WHAT TO WORK ON
Reproduce the listing word for word. Skip any image.
+-------+
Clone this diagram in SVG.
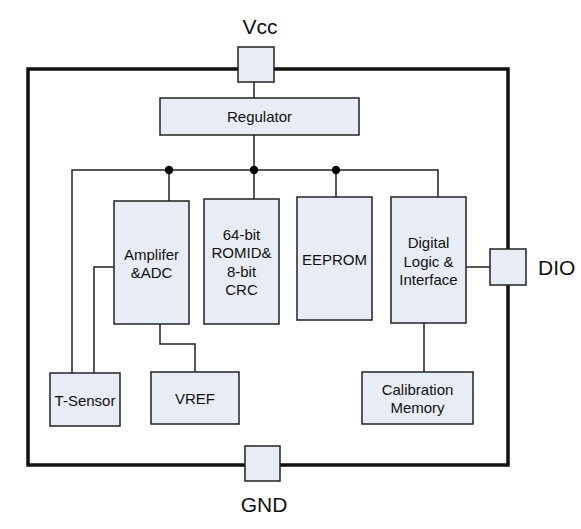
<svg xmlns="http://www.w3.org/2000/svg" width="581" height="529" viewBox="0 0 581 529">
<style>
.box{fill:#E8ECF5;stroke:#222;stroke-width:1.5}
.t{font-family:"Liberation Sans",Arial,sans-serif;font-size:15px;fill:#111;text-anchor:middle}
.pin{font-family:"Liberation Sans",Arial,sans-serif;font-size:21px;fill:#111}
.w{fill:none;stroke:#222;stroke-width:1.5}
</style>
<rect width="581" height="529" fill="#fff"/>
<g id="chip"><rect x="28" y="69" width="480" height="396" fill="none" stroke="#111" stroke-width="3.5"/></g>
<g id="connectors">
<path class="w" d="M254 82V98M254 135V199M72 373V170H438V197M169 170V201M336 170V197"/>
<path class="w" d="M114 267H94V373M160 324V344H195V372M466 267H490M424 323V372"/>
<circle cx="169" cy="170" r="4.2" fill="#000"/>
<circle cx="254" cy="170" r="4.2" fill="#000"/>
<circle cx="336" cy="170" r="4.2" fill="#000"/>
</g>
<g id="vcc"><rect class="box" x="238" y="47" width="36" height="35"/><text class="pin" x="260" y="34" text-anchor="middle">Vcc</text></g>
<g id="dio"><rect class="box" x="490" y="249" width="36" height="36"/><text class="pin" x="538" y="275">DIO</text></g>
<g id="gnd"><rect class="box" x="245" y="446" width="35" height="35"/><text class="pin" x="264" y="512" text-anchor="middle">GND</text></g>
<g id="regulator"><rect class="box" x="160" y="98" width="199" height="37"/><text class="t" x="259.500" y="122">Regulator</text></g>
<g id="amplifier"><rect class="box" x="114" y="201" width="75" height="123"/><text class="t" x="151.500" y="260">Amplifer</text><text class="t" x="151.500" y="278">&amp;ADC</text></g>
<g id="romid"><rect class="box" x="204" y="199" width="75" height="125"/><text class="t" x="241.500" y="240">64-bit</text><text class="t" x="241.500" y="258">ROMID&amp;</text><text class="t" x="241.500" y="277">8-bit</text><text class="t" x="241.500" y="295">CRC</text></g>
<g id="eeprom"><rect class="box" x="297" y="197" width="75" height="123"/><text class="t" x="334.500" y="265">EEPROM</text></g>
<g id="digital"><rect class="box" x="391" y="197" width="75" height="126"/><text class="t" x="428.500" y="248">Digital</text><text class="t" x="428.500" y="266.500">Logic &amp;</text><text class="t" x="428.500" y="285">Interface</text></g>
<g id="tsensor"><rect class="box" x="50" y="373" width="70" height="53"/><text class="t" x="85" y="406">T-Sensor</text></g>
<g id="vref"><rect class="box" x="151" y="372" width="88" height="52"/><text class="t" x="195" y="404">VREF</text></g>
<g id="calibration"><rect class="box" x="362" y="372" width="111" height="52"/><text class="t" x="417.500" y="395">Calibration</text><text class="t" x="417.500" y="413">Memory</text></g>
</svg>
+-------+
ANSWER TO THE TASK
Clone this diagram in SVG.
<svg xmlns="http://www.w3.org/2000/svg" width="581" height="529" viewBox="0 0 581 529">
<style>
.box{fill:#E8ECF5;stroke:#222;stroke-width:1.5}
.t{font-family:"Liberation Sans",Arial,sans-serif;font-size:15px;fill:#111;text-anchor:middle}
.pin{font-family:"Liberation Sans",Arial,sans-serif;font-size:21px;fill:#111}
.w{fill:none;stroke:#222;stroke-width:1.5}
</style>
<rect width="581" height="529" fill="#fff"/>
<g id="chip"><rect x="28" y="69" width="480" height="396" fill="none" stroke="#111" stroke-width="3.5"/></g>
<g id="connectors">
<path class="w" d="M254 82V98M254 135V199M72 373V170H438V197M169 170V201M336 170V197"/>
<path class="w" d="M114 267H94V373M160 324V344H195V372M466 267H490M424 323V372"/>
<circle cx="169" cy="170" r="4.2" fill="#000"/>
<circle cx="254" cy="170" r="4.2" fill="#000"/>
<circle cx="336" cy="170" r="4.2" fill="#000"/>
</g>
<g id="vcc"><rect class="box" x="238" y="47" width="36" height="35"/><text class="pin" x="260" y="34" text-anchor="middle">Vcc</text></g>
<g id="dio"><rect class="box" x="490" y="249" width="36" height="36"/><text class="pin" x="538" y="275">DIO</text></g>
<g id="gnd"><rect class="box" x="245" y="446" width="35" height="35"/><text class="pin" x="264" y="512" text-anchor="middle">GND</text></g>
<g id="regulator"><rect class="box" x="160" y="98" width="199" height="37"/><text class="t" x="259.500" y="122">Regulator</text></g>
<g id="amplifier"><rect class="box" x="114" y="201" width="75" height="123"/><text class="t" x="151.500" y="260">Amplifer</text><text class="t" x="151.500" y="278">&amp;ADC</text></g>
<g id="romid"><rect class="box" x="204" y="199" width="75" height="125"/><text class="t" x="241.500" y="240">64-bit</text><text class="t" x="241.500" y="258">ROMID&amp;</text><text class="t" x="241.500" y="277">8-bit</text><text class="t" x="241.500" y="295">CRC</text></g>
<g id="eeprom"><rect class="box" x="297" y="197" width="75" height="123"/><text class="t" x="334.500" y="265">EEPROM</text></g>
<g id="digital"><rect class="box" x="391" y="197" width="75" height="126"/><text class="t" x="428.500" y="248">Digital</text><text class="t" x="428.500" y="266.500">Logic &amp;</text><text class="t" x="428.500" y="285">Interface</text></g>
<g id="tsensor"><rect class="box" x="50" y="373" width="70" height="53"/><text class="t" x="85" y="406">T-Sensor</text></g>
<g id="vref"><rect class="box" x="151" y="372" width="88" height="52"/><text class="t" x="195" y="404">VREF</text></g>
<g id="calibration"><rect class="box" x="362" y="372" width="111" height="52"/><text class="t" x="417.500" y="395">Calibration</text><text class="t" x="417.500" y="413">Memory</text></g>
</svg>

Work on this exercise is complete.